▶ **SET TASK**:
Look for "this" in each line of the entries, and return the matching lines.

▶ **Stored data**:
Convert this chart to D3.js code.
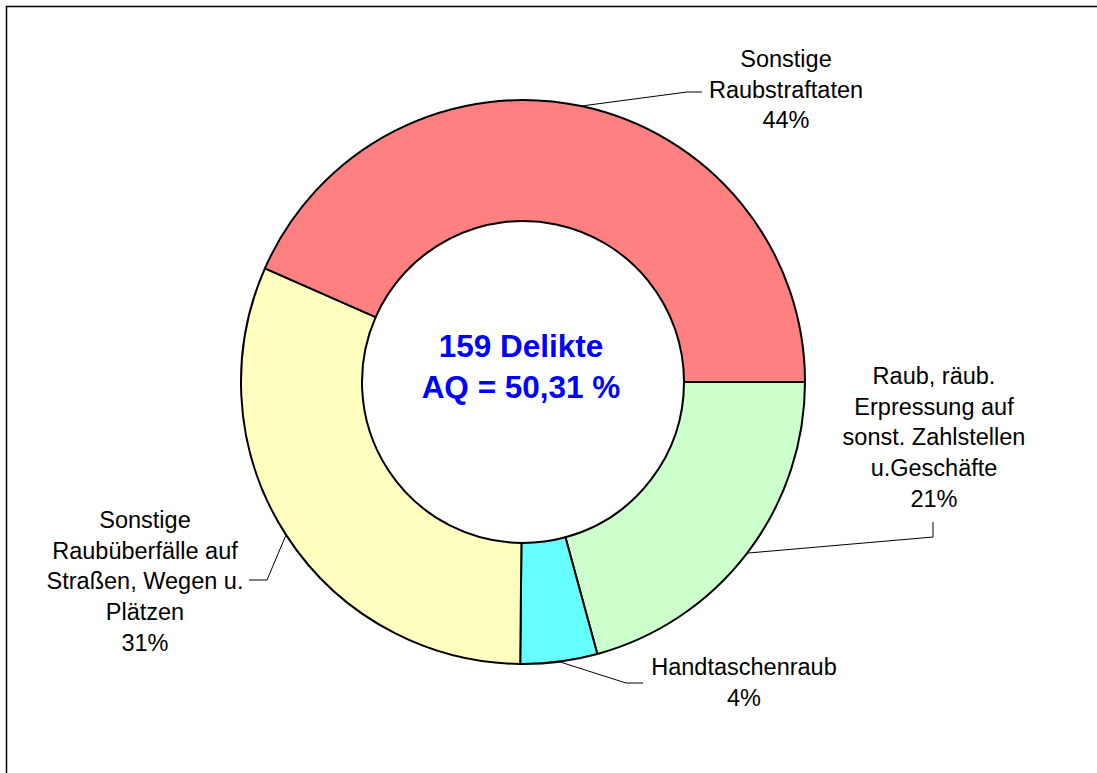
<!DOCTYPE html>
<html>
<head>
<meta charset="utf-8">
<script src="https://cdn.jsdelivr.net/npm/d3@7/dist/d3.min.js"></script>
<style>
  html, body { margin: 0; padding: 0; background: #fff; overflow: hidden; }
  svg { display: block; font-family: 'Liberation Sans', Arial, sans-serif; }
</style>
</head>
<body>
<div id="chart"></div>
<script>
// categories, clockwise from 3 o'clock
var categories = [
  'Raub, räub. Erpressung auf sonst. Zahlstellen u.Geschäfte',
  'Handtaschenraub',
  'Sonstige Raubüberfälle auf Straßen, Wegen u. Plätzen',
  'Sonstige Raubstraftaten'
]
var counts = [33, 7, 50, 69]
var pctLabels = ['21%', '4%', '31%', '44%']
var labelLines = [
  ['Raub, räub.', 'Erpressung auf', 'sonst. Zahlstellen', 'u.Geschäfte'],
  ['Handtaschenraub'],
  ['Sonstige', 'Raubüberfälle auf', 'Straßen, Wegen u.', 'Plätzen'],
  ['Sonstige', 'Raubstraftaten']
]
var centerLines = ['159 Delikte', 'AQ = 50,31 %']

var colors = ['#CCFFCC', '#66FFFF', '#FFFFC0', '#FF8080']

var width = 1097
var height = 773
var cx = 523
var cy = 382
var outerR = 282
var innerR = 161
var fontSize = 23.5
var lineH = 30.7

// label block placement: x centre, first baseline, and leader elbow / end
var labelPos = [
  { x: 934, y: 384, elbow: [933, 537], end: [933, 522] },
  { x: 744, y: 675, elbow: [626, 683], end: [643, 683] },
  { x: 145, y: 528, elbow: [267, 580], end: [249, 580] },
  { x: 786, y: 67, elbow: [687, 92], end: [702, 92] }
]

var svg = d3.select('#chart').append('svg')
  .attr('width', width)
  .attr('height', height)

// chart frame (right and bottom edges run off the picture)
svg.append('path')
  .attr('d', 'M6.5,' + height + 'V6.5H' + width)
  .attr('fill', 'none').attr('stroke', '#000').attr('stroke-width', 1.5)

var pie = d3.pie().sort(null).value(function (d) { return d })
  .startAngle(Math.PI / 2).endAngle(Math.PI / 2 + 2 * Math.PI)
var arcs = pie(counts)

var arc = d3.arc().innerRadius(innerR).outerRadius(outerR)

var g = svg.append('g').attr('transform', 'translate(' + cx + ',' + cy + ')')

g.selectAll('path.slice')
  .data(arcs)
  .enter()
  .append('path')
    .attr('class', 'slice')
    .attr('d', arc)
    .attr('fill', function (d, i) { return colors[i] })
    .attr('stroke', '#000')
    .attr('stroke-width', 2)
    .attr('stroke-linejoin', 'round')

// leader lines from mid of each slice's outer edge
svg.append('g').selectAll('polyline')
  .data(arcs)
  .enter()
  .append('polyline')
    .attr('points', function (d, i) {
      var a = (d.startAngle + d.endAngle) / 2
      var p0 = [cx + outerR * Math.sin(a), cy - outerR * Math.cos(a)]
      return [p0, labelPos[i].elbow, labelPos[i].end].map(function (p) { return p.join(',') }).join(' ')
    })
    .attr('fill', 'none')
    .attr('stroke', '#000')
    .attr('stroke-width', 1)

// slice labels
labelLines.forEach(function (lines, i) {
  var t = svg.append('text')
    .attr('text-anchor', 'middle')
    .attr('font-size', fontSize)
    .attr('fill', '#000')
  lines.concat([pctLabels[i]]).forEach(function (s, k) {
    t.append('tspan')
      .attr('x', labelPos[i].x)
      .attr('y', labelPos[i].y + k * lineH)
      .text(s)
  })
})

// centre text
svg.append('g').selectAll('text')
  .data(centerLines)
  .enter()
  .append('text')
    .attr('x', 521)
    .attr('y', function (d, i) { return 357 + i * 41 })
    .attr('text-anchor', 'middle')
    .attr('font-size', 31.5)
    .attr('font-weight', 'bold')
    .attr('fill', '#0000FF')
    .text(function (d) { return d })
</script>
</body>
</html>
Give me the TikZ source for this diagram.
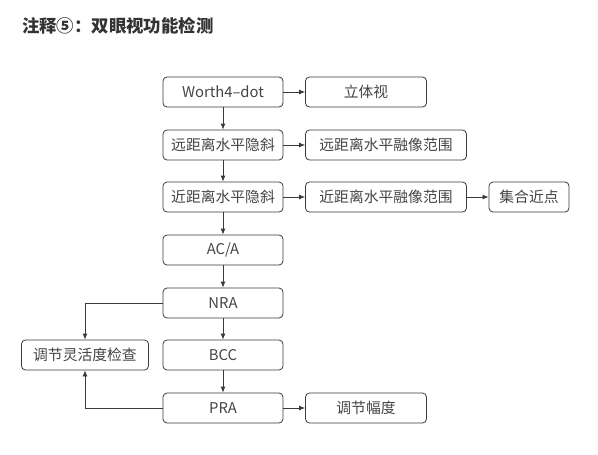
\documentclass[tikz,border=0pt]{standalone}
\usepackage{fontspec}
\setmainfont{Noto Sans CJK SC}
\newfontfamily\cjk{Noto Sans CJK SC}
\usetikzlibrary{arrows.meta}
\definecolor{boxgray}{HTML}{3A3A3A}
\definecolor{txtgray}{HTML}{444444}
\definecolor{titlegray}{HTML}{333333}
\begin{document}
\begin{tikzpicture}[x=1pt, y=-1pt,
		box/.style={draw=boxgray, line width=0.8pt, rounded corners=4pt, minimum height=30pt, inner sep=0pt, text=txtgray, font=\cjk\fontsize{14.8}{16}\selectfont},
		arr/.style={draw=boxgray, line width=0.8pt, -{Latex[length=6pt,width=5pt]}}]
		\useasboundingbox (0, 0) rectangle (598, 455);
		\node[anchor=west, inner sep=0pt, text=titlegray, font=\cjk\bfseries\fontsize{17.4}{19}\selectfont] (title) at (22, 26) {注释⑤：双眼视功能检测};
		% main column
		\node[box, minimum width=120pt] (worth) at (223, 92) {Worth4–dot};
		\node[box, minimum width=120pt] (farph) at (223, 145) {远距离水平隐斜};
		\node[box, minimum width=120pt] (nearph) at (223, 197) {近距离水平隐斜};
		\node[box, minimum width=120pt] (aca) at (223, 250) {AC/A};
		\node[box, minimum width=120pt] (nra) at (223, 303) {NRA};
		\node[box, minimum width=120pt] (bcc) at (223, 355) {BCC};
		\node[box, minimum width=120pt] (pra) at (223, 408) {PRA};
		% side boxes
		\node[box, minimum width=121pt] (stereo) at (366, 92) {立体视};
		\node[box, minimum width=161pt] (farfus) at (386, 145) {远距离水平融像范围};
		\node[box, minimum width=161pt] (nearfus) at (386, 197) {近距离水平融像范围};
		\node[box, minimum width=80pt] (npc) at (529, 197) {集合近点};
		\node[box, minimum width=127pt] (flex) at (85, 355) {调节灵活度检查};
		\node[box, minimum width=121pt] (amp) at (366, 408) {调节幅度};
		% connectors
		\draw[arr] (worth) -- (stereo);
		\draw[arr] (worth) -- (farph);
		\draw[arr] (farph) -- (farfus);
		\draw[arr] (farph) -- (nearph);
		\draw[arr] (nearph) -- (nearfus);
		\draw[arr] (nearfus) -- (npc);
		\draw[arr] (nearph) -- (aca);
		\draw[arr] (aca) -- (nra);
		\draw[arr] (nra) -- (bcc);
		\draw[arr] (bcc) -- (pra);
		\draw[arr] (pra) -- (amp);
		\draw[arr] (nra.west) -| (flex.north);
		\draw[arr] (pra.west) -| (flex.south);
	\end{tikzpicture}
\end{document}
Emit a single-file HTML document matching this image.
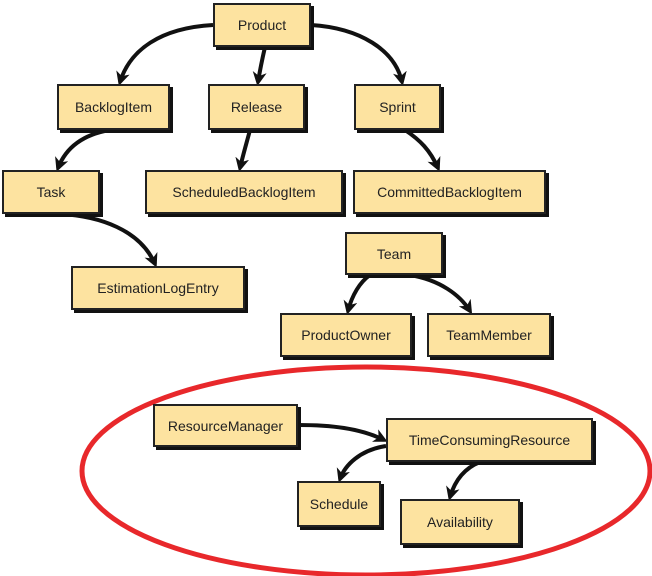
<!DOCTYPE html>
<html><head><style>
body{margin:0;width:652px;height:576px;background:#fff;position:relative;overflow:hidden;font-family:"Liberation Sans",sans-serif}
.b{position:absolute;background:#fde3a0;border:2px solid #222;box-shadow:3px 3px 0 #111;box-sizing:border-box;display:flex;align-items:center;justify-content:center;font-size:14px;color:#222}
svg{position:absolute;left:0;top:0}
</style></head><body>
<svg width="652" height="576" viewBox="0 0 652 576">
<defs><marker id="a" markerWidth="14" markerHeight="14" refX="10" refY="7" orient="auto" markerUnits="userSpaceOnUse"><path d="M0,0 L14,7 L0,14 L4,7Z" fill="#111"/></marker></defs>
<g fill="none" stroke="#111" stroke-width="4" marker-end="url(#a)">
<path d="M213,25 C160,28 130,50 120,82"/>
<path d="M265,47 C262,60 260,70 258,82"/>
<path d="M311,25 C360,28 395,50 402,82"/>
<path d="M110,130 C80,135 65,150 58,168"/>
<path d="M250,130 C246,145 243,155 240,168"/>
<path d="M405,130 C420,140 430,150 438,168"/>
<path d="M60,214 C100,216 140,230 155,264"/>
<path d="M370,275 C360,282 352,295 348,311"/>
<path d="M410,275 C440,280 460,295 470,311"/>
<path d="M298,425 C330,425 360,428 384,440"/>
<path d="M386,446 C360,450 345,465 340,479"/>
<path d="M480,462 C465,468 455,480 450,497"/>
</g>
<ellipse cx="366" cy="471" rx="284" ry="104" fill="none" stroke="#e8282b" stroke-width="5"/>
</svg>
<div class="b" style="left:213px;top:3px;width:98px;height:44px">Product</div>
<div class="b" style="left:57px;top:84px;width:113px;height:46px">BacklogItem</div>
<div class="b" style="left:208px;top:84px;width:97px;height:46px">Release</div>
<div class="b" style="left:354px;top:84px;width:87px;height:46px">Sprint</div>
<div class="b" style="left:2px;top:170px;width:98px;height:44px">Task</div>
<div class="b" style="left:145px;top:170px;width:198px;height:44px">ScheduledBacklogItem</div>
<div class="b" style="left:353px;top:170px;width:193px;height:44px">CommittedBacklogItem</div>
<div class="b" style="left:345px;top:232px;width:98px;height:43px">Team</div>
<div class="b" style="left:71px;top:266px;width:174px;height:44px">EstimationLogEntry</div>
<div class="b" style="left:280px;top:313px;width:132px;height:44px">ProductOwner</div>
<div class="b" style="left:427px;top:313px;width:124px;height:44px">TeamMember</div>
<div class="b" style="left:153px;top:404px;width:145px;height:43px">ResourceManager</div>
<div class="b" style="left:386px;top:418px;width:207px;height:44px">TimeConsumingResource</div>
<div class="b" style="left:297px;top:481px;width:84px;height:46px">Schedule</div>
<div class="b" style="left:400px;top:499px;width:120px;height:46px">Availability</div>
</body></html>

▶ **OUTPUT BELOW**:
Convert this chart to D3.js code.
Give me the TikZ source for this diagram.
Emit a single-file HTML document matching this image.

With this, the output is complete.